■ **Requirement**
Restate each line word for word. Leave out every picture.

── Data lines ──

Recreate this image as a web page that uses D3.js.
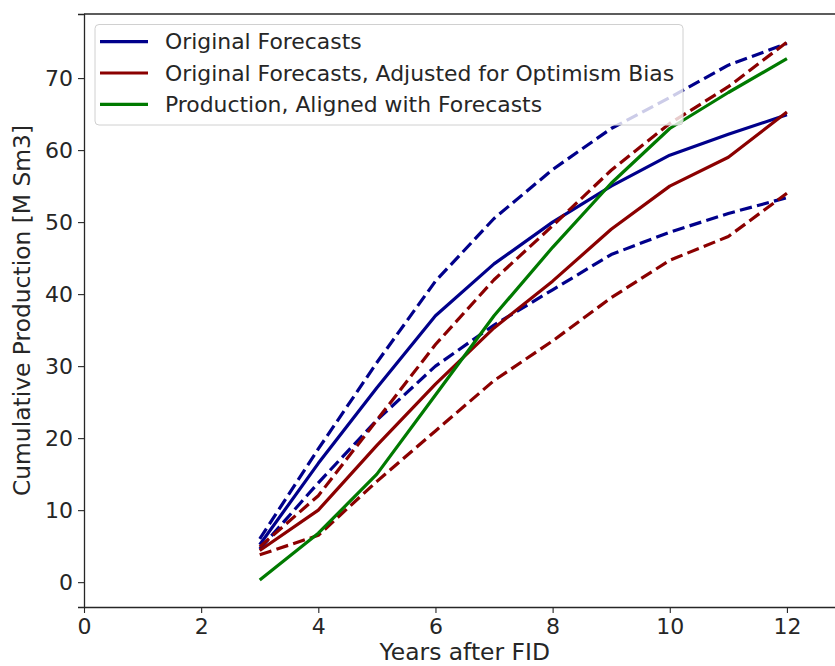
<!DOCTYPE html>
<html lang="en">
<head>
    <meta charset="UTF-8">
    <title>Cumulative Production</title>
    <script src="https://cdnjs.cloudflare.com/ajax/libs/d3/7.8.5/d3.min.js"></script>
    <style>
        body { margin: 0; background: #fff; }
        text { font-family: "DejaVu Sans", sans-serif; fill: #262626; }
    </style>
</head>
<body>
<svg id="chart" width="835" height="666"></svg>
<script>
    // data
    var years = [3, 4, 5, 6, 7, 8, 9, 10, 11, 12];
    var origForecast = [5.2, 16.5, 27, 37, 44.2, 50, 55, 59.3, 62.2, 64.9];
    var origHigh     = [6, 18.5, 30.5, 41.8, 50.5, 57.3, 63, 67.3, 71.8, 74.8];
    var origLow      = [4.6, 13.8, 22.5, 30, 35.7, 40.6, 45.5, 48.6, 51.2, 53.4];
    var adjForecast  = [4.4, 10, 19, 27.5, 35.3, 41.8, 49, 55, 59, 65.3];
    var adjHigh      = [4.9, 12, 22.5, 33, 42, 49.5, 57.2, 63.7, 68.8, 75];
    var adjLow       = [3.8, 6.5, 14, 21, 28, 33.5, 39.5, 44.7, 48, 54];
    var production   = [0.3, 6.8, 15, 26, 37, 46.5, 55.4, 63, 68, 72.7];

    var xTicks = [0, 2, 4, 6, 8, 10, 12];
    var yTicks = [0, 10, 20, 30, 40, 50, 60, 70];
    var legendLabels = ["Original Forecasts",
        "Original Forecasts, Adjusted for Optimism Bias",
        "Production, Aligned with Forecasts"];

    var blue = "#00008b", red = "#8b0000", green = "#007a00";

    var svg = d3.select("#chart");
    var margin = {left: 84, top: 14, bottom: 607};

    var x = d3.scaleLinear().domain([0, 13]).range([margin.left, 845.5]);
    var y = d3.scaleLinear().domain([-3.45, 78.9]).range([margin.bottom, margin.top]);

    // series list: values, colour, dashed?
    var series = [
        {v: origForecast, c: blue, dash: false},
        {v: origHigh, c: blue, dash: true},
        {v: origLow, c: blue, dash: true},
        {v: adjForecast, c: red, dash: false},
        {v: adjHigh, c: red, dash: true},
        {v: adjLow, c: red, dash: true},
        {v: production, c: green, dash: false}
    ];

    var line = d3.line()
        .x(function(d) { return x(d[0]); })
        .y(function(d) { return y(d[1]); });

    svg.append("g")
        .selectAll("path")
        .data(series)
        .enter()
        .append("path")
        .attr("d", function(s) { return line(d3.zip(years, s.v)); })
        .attr("fill", "none")
        .attr("stroke", function(s) { return s.c; })
        .attr("stroke-width", 3.2)
        .attr("stroke-linejoin", "round")
        .attr("stroke-dasharray", function(s) { return s.dash ? "12.3,5.3" : null; });

    // axes
    var xAxis = svg.append("g")
        .attr("transform", "translate(0," + margin.bottom + ")")
        .call(d3.axisBottom(x).tickValues(xTicks).tickSize(6).tickPadding(5));
    var yAxis = svg.append("g")
        .attr("transform", "translate(" + margin.left + ",0)")
        .call(d3.axisLeft(y).tickValues(yTicks).tickSize(6).tickPadding(5));

    [xAxis, yAxis].forEach(function(a) {
        a.select(".domain").attr("stroke", "#262626").attr("stroke-width", 1.3);
        a.selectAll(".tick line").attr("stroke", "#262626").attr("stroke-width", 1.1);
        a.selectAll(".tick text").style("font-size", "22px").attr("fill", "#262626");
    });
    xAxis.select(".domain").attr("d", "M" + margin.left + ",0.5H835");

    // top spine
    svg.append("line")
        .attr("x1", margin.left).attr("x2", 835)
        .attr("y1", margin.top).attr("y2", margin.top)
        .attr("stroke", "#262626").attr("stroke-width", 1.3);

    // axis labels
    svg.append("text")
        .attr("x", (margin.left + 845.5) / 2)
        .attr("y", 660)
        .attr("text-anchor", "middle")
        .style("font-size", "23.4px")
        .text("Years after FID");

    svg.append("text")
        .attr("transform", "translate(30," + ((margin.top + margin.bottom) / 2) + ") rotate(-90)")
        .attr("text-anchor", "middle")
        .style("font-size", "23.4px")
        .text("Cumulative Production [M Sm3]");

    // legend
    var legend = svg.append("g");
    legend.append("rect")
        .attr("x", 95).attr("y", 24.5)
        .attr("width", 588).attr("height", 100.5)
        .attr("rx", 4)
        .attr("fill", "#fff").attr("fill-opacity", 0.8)
        .attr("stroke", "#d0d0d0");
    var legendColors = [blue, red, green];
    var rows = legend.selectAll("g.row")
        .data(legendLabels)
        .enter()
        .append("g")
        .attr("class", "row")
        .attr("transform", function(d, i) { return "translate(0," + (41.7 + i * 31.3) + ")"; });
    rows.append("line")
        .attr("x1", 100).attr("x2", 148)
        .attr("stroke", function(d, i) { return legendColors[i]; })
        .attr("stroke-width", 3.2);
    rows.append("text")
        .attr("x", 165).attr("dy", "0.35em")
        .style("font-size", "21.9px")
        .text(function(d) { return d; });
</script>
</body>
</html>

───

■ **Full solution**
Recreate this image as a web page that uses D3.js.
<!DOCTYPE html>
<html lang="en">
<head>
    <meta charset="UTF-8">
    <title>Cumulative Production</title>
    <script src="https://cdnjs.cloudflare.com/ajax/libs/d3/7.8.5/d3.min.js"></script>
    <style>
        body { margin: 0; background: #fff; }
        text { font-family: "DejaVu Sans", sans-serif; fill: #262626; }
    </style>
</head>
<body>
<svg id="chart" width="835" height="666"></svg>
<script>
    // data
    var years = [3, 4, 5, 6, 7, 8, 9, 10, 11, 12];
    var origForecast = [5.2, 16.5, 27, 37, 44.2, 50, 55, 59.3, 62.2, 64.9];
    var origHigh     = [6, 18.5, 30.5, 41.8, 50.5, 57.3, 63, 67.3, 71.8, 74.8];
    var origLow      = [4.6, 13.8, 22.5, 30, 35.7, 40.6, 45.5, 48.6, 51.2, 53.4];
    var adjForecast  = [4.4, 10, 19, 27.5, 35.3, 41.8, 49, 55, 59, 65.3];
    var adjHigh      = [4.9, 12, 22.5, 33, 42, 49.5, 57.2, 63.7, 68.8, 75];
    var adjLow       = [3.8, 6.5, 14, 21, 28, 33.5, 39.5, 44.7, 48, 54];
    var production   = [0.3, 6.8, 15, 26, 37, 46.5, 55.4, 63, 68, 72.7];

    var xTicks = [0, 2, 4, 6, 8, 10, 12];
    var yTicks = [0, 10, 20, 30, 40, 50, 60, 70];
    var legendLabels = ["Original Forecasts",
        "Original Forecasts, Adjusted for Optimism Bias",
        "Production, Aligned with Forecasts"];

    var blue = "#00008b", red = "#8b0000", green = "#007a00";

    var svg = d3.select("#chart");
    var margin = {left: 84, top: 14, bottom: 607};

    var x = d3.scaleLinear().domain([0, 13]).range([margin.left, 845.5]);
    var y = d3.scaleLinear().domain([-3.45, 78.9]).range([margin.bottom, margin.top]);

    // series list: values, colour, dashed?
    var series = [
        {v: origForecast, c: blue, dash: false},
        {v: origHigh, c: blue, dash: true},
        {v: origLow, c: blue, dash: true},
        {v: adjForecast, c: red, dash: false},
        {v: adjHigh, c: red, dash: true},
        {v: adjLow, c: red, dash: true},
        {v: production, c: green, dash: false}
    ];

    var line = d3.line()
        .x(function(d) { return x(d[0]); })
        .y(function(d) { return y(d[1]); });

    svg.append("g")
        .selectAll("path")
        .data(series)
        .enter()
        .append("path")
        .attr("d", function(s) { return line(d3.zip(years, s.v)); })
        .attr("fill", "none")
        .attr("stroke", function(s) { return s.c; })
        .attr("stroke-width", 3.2)
        .attr("stroke-linejoin", "round")
        .attr("stroke-dasharray", function(s) { return s.dash ? "12.3,5.3" : null; });

    // axes
    var xAxis = svg.append("g")
        .attr("transform", "translate(0," + margin.bottom + ")")
        .call(d3.axisBottom(x).tickValues(xTicks).tickSize(6).tickPadding(5));
    var yAxis = svg.append("g")
        .attr("transform", "translate(" + margin.left + ",0)")
        .call(d3.axisLeft(y).tickValues(yTicks).tickSize(6).tickPadding(5));

    [xAxis, yAxis].forEach(function(a) {
        a.select(".domain").attr("stroke", "#262626").attr("stroke-width", 1.3);
        a.selectAll(".tick line").attr("stroke", "#262626").attr("stroke-width", 1.1);
        a.selectAll(".tick text").style("font-size", "22px").attr("fill", "#262626");
    });
    xAxis.select(".domain").attr("d", "M" + margin.left + ",0.5H835");

    // top spine
    svg.append("line")
        .attr("x1", margin.left).attr("x2", 835)
        .attr("y1", margin.top).attr("y2", margin.top)
        .attr("stroke", "#262626").attr("stroke-width", 1.3);

    // axis labels
    svg.append("text")
        .attr("x", (margin.left + 845.5) / 2)
        .attr("y", 660)
        .attr("text-anchor", "middle")
        .style("font-size", "23.4px")
        .text("Years after FID");

    svg.append("text")
        .attr("transform", "translate(30," + ((margin.top + margin.bottom) / 2) + ") rotate(-90)")
        .attr("text-anchor", "middle")
        .style("font-size", "23.4px")
        .text("Cumulative Production [M Sm3]");

    // legend
    var legend = svg.append("g");
    legend.append("rect")
        .attr("x", 95).attr("y", 24.5)
        .attr("width", 588).attr("height", 100.5)
        .attr("rx", 4)
        .attr("fill", "#fff").attr("fill-opacity", 0.8)
        .attr("stroke", "#d0d0d0");
    var legendColors = [blue, red, green];
    var rows = legend.selectAll("g.row")
        .data(legendLabels)
        .enter()
        .append("g")
        .attr("class", "row")
        .attr("transform", function(d, i) { return "translate(0," + (41.7 + i * 31.3) + ")"; });
    rows.append("line")
        .attr("x1", 100).attr("x2", 148)
        .attr("stroke", function(d, i) { return legendColors[i]; })
        .attr("stroke-width", 3.2);
    rows.append("text")
        .attr("x", 165).attr("dy", "0.35em")
        .style("font-size", "21.9px")
        .text(function(d) { return d; });
</script>
</body>
</html>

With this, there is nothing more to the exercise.